I think that many people fall into this trap of plodding thru their life, and then one day they wake up, look back and go, WTF happened?
Sometimes, quite often, something will happen in their life or in someone else's that touches them and wakes them from the slumber. Could be near-death experience, illness, a death in the family, loss of a relationship. Something that shakes up their world and their thinking. We all tend to begin to slumber thru the monotony of life at some point.
It's really the same forces at play in the queer community. People realize suddenly that their whole life is a lie. And then everyone gets upset when they shake things up, because so many other people have become intertwined and dependent on their life.

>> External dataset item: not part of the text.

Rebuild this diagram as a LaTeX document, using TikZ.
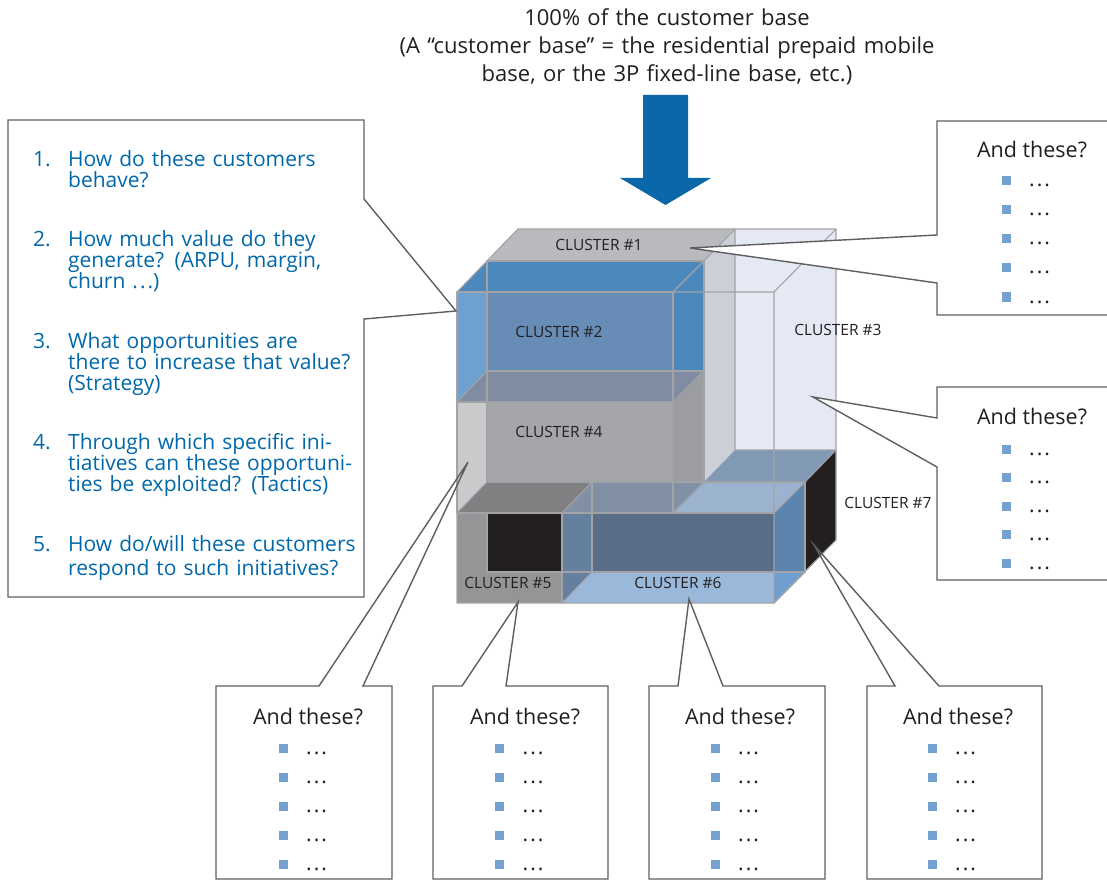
\documentclass[tikz,border=0pt]{standalone}
\usepackage{fontspec}
\setmainfont{Open Sans}
\definecolor{ink}{HTML}{231F20}
\definecolor{qblue}{HTML}{0068AA}
\definecolor{bulletblue}{HTML}{74A1CF}
\definecolor{boxgray}{HTML}{5E5E5E}
\definecolor{edgegray}{HTML}{A2A3A6}
% face colours of the stacked clusters
\definecolor{cOneTop}{HTML}{B9BABE}
\definecolor{cThreeFace}{HTML}{E4E9F3}
\definecolor{cThreeSide}{HTML}{CBD0D8}
\definecolor{cSevenTop}{HTML}{8299B6}
\definecolor{cBlack}{HTML}{231F20}
\definecolor{cTwoRim}{HTML}{4B88BC}
\definecolor{cTwoFront}{HTML}{678DB7}
\definecolor{cTwoLeft}{HTML}{6FA1D0}
\definecolor{cFourRight}{HTML}{9B9DA2}
\definecolor{cFourFront}{HTML}{A5A6A9}
\definecolor{cFourLeft}{HTML}{C9CACC}
\definecolor{cFourTop}{HTML}{7F8CA2}
\definecolor{cFiveTop}{HTML}{808082}
\definecolor{cFiveFront}{HTML}{959597}
\definecolor{cSixTop}{HTML}{9BB3CF}
\definecolor{cSixTopDim}{HTML}{8190A5}
\definecolor{cSixRight}{HTML}{5B84AE}
\definecolor{cSixFloor}{HTML}{9AB8DA}
\definecolor{cSixBack}{HTML}{5B6E87}
\definecolor{cSixLeft}{HTML}{657F9E}
\definecolor{cSixFloorSide}{HTML}{6E9DD0}
\definecolor{arrowblue}{HTML}{0A68AA}

% widely spaced ellipsis
\newcommand{\wdots}{.\kern2pt.\kern2pt.}
% one "And these?" call-out body: name, title x, title baseline, bullet x, first bullet y, bullet step
\newcommand{\andthese}[6]{%
  \node[asktitle] (#1-t) at (#2,#3) {And these?};
  \foreach \k in {0,...,4}{%
    \node[bsq] (#1-b\k) at (#4,{#5+\k*#6}) {};
    \node[dotsty] (#1-d\k) at ({#4+23},{#5+\k*#6+6}) {\wdots};
  }%
}

\begin{document}
\lineskiplimit=-30pt
\begin{tikzpicture}[x=1pt,y=-1pt,
  edge/.style={draw=edgegray,line width=1.1pt,line join=round},
  clabel/.style={font=\fontsize{15.5}{17}\selectfont,text=ink,inner sep=0pt},
  callout/.style={draw=boxgray,line width=1.4pt,line join=miter,fill=white},
  calloutline/.style={draw=boxgray,line width=1.4pt,line join=miter},
  qnum/.style={font=\fontsize{21}{21}\selectfont,text=qblue,anchor=base west,inner sep=0pt},
  qtext/.style={font=\fontsize{21}{21}\selectfont,text=qblue,anchor=base west,inner sep=0pt,align=left,text width=300pt},
  asktitle/.style={font=\fontsize{21.5}{22}\selectfont,text=ink,anchor=base,inner sep=0pt},
  bsq/.style={rectangle,fill=bulletblue,minimum size=9pt,inner sep=0pt,draw=none},
  dotsty/.style={font=\fontsize{21}{21}\selectfont,text=ink,anchor=base west,inner sep=0pt},
  headline/.style={font=\fontsize{22}{28}\selectfont,text=ink,anchor=base,inner sep=0pt,align=center,text width=640pt}
]
\useasboundingbox (0,0) rectangle (1107,882);

% ---------- heading and arrow ----------
\node[headline] (head) at (667,26) {100\% of the customer base\\(A “customer base” = the residential prepaid mobile\\base, or the 3P fixed-line base, etc.)};
\fill[arrowblue] (643,95) -- (688,95) -- (688,178) -- (711,178) -- (665.5,205) -- (620,178) -- (643,178) -- cycle;

% ---------- the cube of clusters ----------
% cluster 3: tall column on the right
\fill[cThreeFace] (673,292) -- (735,229) -- (836,229) -- (836,450) -- (774,513) -- (673,513) -- cycle;
\fill[cThreeSide] (704,261) -- (735,229) -- (735,450) -- (704,482) -- cycle;
% cluster 1: top of the back layer
\fill[cOneTop] (487,261) -- (518,229) -- (735,229) -- (704,261) -- cycle;
% cluster 7: bottom of the back layer
\fill[cSevenTop] (704,482) -- (735,450) -- (836,450) -- (805,482) -- cycle;
\fill[cBlack] (805,482) -- (836,450) -- (836,540) -- (805,572) -- cycle;
% cluster 2
\fill[cTwoRim] (457,292) -- (487,261) -- (704,261) -- (704,371) -- (673,402) -- (457,402) -- cycle;
\fill[cTwoFront] (457,292) rectangle (673,402);
\fill[cTwoLeft] (457,292) -- (487,292) -- (487,371) -- (457,402) -- cycle;
% cluster 4
\fill[cFourRight] (673,402) -- (704,371) -- (704,482) -- (673,513) -- cycle;
\fill[cFourFront] (457,402) rectangle (673,513);
\fill[cFourLeft] (457,402) -- (487,371) -- (487,482) -- (457,513) -- cycle;
\fill[cFourTop] (457,402) -- (487,371) -- (704,371) -- (673,402) -- cycle;
% tops of clusters 5 and 6
\fill[cFiveTop] (457,513) -- (487,482) -- (592,482) -- (562,513) -- cycle;
\fill[cSixTop] (562,513) -- (592,482) -- (805,482) -- (774,513) -- cycle;
\fill[cSixTopDim] (562,513) -- (592,482) -- (704,482) -- (673,513) -- cycle;
% cluster 5
\fill[cFiveFront] (457,513) rectangle (562,603);
\fill[cBlack] (487,513) rectangle (562,572);
% cluster 6
\fill[cSixRight] (774,513) -- (805,482) -- (805,572) -- (774,603) -- cycle;
\fill[cSixFloor] (562,513) rectangle (774,603);
\fill[cSixBack] (592,513) rectangle (774,572);
\fill[cSixLeft] (562,513) -- (592,513) -- (592,572) -- (562,603) -- cycle;
\fill[cSixFloor] (592,572) -- (774,572) -- (774,603) -- (562,603) -- cycle;
\fill[cSixFloorSide] (774,572) -- (805,572) -- (774,603) -- cycle;

% edges
\draw[edge] (457,292) -- (518,229) -- (836,229) -- (836,540) -- (774,603) -- (457,603) -- cycle;
\draw[edge] (487,261) rectangle (704,371);
\draw[edge] (457,292) rectangle (673,402);
\draw[edge] (704,261) -- (673,292) (704,371) -- (673,402) (487,371) -- (457,402);
\draw[edge] (735,229) -- (704,261) (735,229) -- (735,450);
\draw[edge] (673,292) -- (774,292) -- (836,229) (774,292) -- (774,603);
\draw[edge] (487,371) rectangle (704,482);
\draw[edge] (457,402) rectangle (673,513);
\draw[edge] (487,482) -- (457,513) (704,482) -- (673,513);
\draw[edge] (457,513) -- (774,513) (562,513) -- (562,603);
\draw[edge] (487,513) -- (487,572) -- (805,572) -- (805,482) -- (704,482);
\draw[edge] (592,482) -- (592,572);
\draw[edge] (592,482) -- (562,513) (592,572) -- (562,603) (805,572) -- (774,603) (805,482) -- (774,513);
\draw[edge] (735,450) -- (836,450) (805,482) -- (836,450);

% cluster labels
\node[clabel] (k1) at (599,245) {CLUSTER \#1};
\node[clabel] (k2) at (559,332) {CLUSTER \#2};
\node[clabel] (k3) at (838,330) {CLUSTER \#3};
\node[clabel] (k4) at (559,432) {CLUSTER \#4};
\node[clabel] (k5) at (508,583) {CLUSTER \#5};
\node[clabel] (k6) at (678,583) {CLUSTER \#6};
\node[clabel] (k7) at (888,503) {CLUSTER \#7};

% ---------- call-outs ----------
\coordinate (tipQ) at (456,311);
\coordinate (tipA) at (690,248);
\coordinate (tipB) at (813,397);
\coordinate (tipC) at (468,462);
\coordinate (tipD) at (518,602);
\coordinate (tipE) at (689,599);
\coordinate (tipF) at (814,545);

% questions
\path[callout] (8,120) -- (364,120) -- (364,199) -- (tipQ) -- (364,319) -- (364,597) -- (8,597) -- cycle;
\node[qnum] (n1) at (33,167) {1.};
\node[qtext] (q1) at (68,167) {How do these customers\\behave?};
\node[qnum] (n2) at (33,247) {2.};
\node[qtext] (q2) at (68,247) {How much value do they\\generate? (ARPU, margin,\\churn \wdots)};
\node[qnum] (n3) at (33,348) {3.};
\node[qtext] (q3) at (68,348) {What opportunities are\\there to increase that value?\\(Strategy)};
\node[qnum] (n4) at (33,449) {4.};
\node[qtext] (q4) at (68,449) {Through which specific ini-\\tiatives can these opportuni-\\ties be exploited? (Tactics)};
\node[qnum] (n5) at (33,551) {5.};
\node[qtext,font=\fontsize{21}{24}\selectfont] (q5) at (68,551) {How do/will these customers\\respond to such initiatives?};

% right-hand call-outs
\path[callout] (1130,121) -- (937,121) -- (937,235) -- (tipA) -- (937,283) -- (937,315) -- (1130,315) -- cycle;
\andthese{A}{1032}{158}{1006}{181}{29}
\path[callout] (1130,387) -- (937,387) -- (937,418) -- (tipB) -- (937,467) -- (937,580) -- (1130,580) -- cycle;
\andthese{B}{1032}{424}{1006}{449}{28.5}

% call-outs below the cube
\fill[white] (216,686) rectangle (392,879);
\draw[calloutline] (216,686) -- (319,686) -- (tipC) -- (363,686) -- (392,686) -- (392,879) -- (216,879) -- cycle;
\andthese{C}{308}{724}{283}{748}{29.2}
\fill[white] (433,686) rectangle (608,879);
\draw[calloutline] (433,686) -- (462,686) -- (tipD) -- (506,686) -- (608,686) -- (608,879) -- (433,879) -- cycle;
\andthese{D}{525}{724}{499.5}{748}{29.2}
\fill[white] (649,686) rectangle (825,879);
\draw[calloutline] (649,686) -- (678,686) -- (tipE) -- (723,686) -- (825,686) -- (825,879) -- (649,879) -- cycle;
\andthese{E}{740}{724}{715}{748}{29.2}
\fill[white] (867,686) rectangle (1042,879);
\draw[calloutline] (867,686) -- (895,686) -- (tipF) -- (939,686) -- (1042,686) -- (1042,879) -- (867,879) -- cycle;
\andthese{F}{958}{724}{932}{748}{29.2}
\end{tikzpicture}
\end{document}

But they don't really exist.
They are a phantom.
Which leads me to the conclusion, that just as the average age of transition has lowered from about 30 to 35 down closer to 20 to 25, that someday there won't be many secondary transsexuals. As more and more come out as queer earlier in life, so too will more and more transitioning people come out earlier and enjoy fuller and richer lives. We are all losing our fear, and becoming both more visible and more accepted.
There will come a time, when someone mentions someone was born transsexed, that no one will even blink. It will just become another facet of people like how tall you are, or what color is one's hair. You are all at the forefront of a revolution and most of you don't even realize it.